#### GIVEN INFORMATION:
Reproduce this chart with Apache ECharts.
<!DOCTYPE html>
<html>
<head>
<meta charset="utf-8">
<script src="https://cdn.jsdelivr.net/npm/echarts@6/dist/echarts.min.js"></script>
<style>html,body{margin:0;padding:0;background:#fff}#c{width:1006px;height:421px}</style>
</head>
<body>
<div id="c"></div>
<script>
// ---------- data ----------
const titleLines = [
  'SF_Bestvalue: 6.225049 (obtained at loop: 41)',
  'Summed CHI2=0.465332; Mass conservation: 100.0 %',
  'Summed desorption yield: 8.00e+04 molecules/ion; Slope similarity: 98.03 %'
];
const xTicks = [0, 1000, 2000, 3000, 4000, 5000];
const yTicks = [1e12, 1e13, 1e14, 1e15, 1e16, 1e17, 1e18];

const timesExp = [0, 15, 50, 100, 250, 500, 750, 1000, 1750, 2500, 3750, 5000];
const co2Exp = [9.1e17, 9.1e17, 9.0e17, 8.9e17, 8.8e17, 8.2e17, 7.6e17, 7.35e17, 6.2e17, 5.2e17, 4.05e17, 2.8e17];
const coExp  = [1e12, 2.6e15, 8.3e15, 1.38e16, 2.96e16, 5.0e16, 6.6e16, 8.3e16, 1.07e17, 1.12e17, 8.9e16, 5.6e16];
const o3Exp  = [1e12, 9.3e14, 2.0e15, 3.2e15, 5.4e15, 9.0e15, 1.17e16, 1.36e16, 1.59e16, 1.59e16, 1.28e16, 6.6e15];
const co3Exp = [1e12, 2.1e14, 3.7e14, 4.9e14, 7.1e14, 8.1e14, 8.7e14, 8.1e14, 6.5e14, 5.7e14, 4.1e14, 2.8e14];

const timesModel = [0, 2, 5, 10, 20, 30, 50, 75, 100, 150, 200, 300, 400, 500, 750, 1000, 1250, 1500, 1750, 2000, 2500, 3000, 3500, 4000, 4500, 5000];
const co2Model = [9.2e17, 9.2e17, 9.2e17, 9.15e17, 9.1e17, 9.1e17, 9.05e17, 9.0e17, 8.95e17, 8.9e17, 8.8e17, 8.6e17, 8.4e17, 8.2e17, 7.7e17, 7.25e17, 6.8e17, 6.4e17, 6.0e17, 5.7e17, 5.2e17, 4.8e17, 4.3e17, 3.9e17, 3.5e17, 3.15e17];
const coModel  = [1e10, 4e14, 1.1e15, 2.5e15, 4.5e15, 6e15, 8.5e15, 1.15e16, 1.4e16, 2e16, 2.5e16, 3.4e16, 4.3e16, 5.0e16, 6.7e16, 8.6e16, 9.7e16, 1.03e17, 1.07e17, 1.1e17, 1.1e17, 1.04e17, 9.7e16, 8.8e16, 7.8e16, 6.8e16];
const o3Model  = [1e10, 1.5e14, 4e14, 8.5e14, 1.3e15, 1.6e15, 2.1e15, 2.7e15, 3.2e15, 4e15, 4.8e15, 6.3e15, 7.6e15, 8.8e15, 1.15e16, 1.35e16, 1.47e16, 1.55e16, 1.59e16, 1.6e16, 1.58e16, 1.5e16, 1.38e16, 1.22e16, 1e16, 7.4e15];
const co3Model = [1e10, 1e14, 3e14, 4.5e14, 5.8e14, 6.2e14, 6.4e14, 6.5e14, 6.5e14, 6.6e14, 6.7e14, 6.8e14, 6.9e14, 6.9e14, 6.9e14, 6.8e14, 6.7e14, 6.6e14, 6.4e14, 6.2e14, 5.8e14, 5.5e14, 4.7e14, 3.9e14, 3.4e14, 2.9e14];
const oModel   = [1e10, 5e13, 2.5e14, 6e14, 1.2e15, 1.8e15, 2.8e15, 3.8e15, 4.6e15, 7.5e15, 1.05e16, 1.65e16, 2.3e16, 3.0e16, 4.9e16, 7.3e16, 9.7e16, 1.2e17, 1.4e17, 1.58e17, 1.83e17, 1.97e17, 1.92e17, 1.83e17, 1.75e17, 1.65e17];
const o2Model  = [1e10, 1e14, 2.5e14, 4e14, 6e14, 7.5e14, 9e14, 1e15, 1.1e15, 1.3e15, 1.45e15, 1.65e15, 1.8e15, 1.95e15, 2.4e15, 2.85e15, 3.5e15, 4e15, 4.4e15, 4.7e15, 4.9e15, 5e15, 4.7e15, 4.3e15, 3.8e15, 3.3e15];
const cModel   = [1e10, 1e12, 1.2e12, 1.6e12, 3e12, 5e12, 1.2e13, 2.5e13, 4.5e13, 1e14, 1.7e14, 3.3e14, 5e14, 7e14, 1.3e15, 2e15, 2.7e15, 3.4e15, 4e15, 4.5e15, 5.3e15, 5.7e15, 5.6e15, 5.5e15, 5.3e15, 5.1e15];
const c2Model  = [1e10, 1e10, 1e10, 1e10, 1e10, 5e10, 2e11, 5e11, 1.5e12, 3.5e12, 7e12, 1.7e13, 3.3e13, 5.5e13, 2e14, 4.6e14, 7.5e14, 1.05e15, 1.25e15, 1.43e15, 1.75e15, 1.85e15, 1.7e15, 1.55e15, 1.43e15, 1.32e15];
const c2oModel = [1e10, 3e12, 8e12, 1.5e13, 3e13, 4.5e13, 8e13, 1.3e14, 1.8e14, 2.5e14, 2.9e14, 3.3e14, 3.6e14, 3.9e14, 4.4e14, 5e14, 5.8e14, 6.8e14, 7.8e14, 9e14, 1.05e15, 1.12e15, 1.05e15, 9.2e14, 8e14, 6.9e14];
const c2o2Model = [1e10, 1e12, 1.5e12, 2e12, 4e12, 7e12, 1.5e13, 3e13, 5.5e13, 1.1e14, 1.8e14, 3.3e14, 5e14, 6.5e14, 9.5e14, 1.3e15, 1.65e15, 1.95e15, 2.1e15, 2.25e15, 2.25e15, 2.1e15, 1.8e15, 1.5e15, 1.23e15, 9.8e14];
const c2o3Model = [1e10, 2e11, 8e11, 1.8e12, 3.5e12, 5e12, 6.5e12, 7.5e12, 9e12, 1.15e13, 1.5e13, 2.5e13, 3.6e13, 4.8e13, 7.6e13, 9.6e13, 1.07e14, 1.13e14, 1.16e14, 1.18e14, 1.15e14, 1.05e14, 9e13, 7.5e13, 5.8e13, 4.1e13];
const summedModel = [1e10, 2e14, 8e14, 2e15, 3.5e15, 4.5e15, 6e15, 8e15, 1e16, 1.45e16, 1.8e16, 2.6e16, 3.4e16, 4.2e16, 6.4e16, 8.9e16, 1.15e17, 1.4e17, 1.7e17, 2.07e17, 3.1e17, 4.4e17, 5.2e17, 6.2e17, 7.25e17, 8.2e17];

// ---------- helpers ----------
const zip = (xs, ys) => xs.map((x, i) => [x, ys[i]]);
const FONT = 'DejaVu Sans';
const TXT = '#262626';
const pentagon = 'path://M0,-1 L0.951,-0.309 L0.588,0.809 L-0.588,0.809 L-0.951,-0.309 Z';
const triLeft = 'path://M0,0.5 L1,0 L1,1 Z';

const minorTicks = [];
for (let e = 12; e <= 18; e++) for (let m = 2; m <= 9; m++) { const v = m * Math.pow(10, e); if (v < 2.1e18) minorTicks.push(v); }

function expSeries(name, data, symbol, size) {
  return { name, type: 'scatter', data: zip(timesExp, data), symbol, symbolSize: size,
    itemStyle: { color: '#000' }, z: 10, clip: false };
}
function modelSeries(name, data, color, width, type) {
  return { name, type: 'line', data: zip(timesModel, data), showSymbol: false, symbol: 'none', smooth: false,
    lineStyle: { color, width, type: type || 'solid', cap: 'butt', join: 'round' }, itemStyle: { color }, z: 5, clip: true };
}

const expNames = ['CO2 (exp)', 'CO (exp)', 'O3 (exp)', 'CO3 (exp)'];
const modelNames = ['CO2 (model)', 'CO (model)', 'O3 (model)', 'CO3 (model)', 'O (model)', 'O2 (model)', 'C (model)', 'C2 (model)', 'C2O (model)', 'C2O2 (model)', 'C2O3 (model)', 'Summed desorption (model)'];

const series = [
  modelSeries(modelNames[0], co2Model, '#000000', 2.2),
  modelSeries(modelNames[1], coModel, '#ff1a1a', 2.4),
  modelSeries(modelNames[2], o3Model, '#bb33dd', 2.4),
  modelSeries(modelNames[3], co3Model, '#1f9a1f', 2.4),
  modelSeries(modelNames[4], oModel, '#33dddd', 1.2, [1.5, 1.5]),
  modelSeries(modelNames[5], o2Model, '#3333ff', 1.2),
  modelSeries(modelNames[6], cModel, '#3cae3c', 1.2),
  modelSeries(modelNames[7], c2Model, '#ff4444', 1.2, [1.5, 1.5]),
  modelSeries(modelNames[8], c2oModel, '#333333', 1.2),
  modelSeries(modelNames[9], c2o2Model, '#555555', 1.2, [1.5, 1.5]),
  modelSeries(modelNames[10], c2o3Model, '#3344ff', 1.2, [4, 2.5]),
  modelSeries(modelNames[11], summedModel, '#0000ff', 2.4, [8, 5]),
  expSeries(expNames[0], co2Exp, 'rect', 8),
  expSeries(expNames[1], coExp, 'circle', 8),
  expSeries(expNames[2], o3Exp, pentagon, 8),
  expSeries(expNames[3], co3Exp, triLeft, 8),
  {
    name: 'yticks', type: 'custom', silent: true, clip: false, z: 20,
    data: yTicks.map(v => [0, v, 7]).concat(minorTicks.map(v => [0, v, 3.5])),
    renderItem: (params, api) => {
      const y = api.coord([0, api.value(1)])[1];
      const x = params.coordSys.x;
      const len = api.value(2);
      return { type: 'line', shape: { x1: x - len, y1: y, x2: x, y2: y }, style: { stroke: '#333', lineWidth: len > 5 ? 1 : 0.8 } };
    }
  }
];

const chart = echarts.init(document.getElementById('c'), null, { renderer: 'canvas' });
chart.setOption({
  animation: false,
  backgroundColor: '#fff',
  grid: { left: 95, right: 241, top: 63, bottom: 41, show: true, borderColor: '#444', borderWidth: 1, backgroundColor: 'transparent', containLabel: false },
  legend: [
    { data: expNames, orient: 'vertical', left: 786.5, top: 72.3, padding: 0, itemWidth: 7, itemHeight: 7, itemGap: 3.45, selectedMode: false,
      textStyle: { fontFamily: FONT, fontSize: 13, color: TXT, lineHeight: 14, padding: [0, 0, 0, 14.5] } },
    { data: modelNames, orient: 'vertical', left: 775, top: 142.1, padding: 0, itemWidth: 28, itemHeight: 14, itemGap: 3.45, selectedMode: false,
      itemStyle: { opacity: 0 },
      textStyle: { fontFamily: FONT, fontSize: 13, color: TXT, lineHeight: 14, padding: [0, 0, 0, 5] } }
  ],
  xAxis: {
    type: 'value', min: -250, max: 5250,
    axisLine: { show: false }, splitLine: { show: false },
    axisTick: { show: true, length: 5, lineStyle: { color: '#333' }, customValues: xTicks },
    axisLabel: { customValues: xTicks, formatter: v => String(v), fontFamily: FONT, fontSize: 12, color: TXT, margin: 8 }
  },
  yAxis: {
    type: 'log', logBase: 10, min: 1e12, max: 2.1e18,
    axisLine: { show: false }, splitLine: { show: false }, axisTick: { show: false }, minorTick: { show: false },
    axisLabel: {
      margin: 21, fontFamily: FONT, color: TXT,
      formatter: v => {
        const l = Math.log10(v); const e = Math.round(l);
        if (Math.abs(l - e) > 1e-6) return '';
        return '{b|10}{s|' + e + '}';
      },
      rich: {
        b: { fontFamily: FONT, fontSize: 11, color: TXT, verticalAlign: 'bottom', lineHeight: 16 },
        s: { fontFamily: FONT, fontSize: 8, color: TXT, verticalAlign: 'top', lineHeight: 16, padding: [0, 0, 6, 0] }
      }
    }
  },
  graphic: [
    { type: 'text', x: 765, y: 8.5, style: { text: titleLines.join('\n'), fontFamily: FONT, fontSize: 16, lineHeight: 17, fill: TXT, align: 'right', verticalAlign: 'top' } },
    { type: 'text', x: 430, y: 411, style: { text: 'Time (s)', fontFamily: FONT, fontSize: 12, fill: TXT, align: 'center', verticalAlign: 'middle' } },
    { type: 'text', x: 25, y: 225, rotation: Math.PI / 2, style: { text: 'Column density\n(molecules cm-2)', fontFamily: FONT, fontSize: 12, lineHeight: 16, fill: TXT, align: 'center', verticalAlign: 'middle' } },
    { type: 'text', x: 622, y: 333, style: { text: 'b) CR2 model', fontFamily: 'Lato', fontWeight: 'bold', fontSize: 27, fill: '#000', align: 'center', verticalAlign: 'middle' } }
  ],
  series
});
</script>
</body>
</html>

#### SHORT EXERCISE:
Give back the listing exactly, please, from its first line to the line containing "const yTicks = [1e12, 1e13, 1e14, 1e15, 1e16, 1e17, 1e18];", inclusive, and nothing past that line.

#### ANSWER TO THE EXERCISE:
Reproduce this chart with Apache ECharts.
<!DOCTYPE html>
<html>
<head>
<meta charset="utf-8">
<script src="https://cdn.jsdelivr.net/npm/echarts@6/dist/echarts.min.js"></script>
<style>html,body{margin:0;padding:0;background:#fff}#c{width:1006px;height:421px}</style>
</head>
<body>
<div id="c"></div>
<script>
// ---------- data ----------
const titleLines = [
  'SF_Bestvalue: 6.225049 (obtained at loop: 41)',
  'Summed CHI2=0.465332; Mass conservation: 100.0 %',
  'Summed desorption yield: 8.00e+04 molecules/ion; Slope similarity: 98.03 %'
];
const xTicks = [0, 1000, 2000, 3000, 4000, 5000];
const yTicks = [1e12, 1e13, 1e14, 1e15, 1e16, 1e17, 1e18];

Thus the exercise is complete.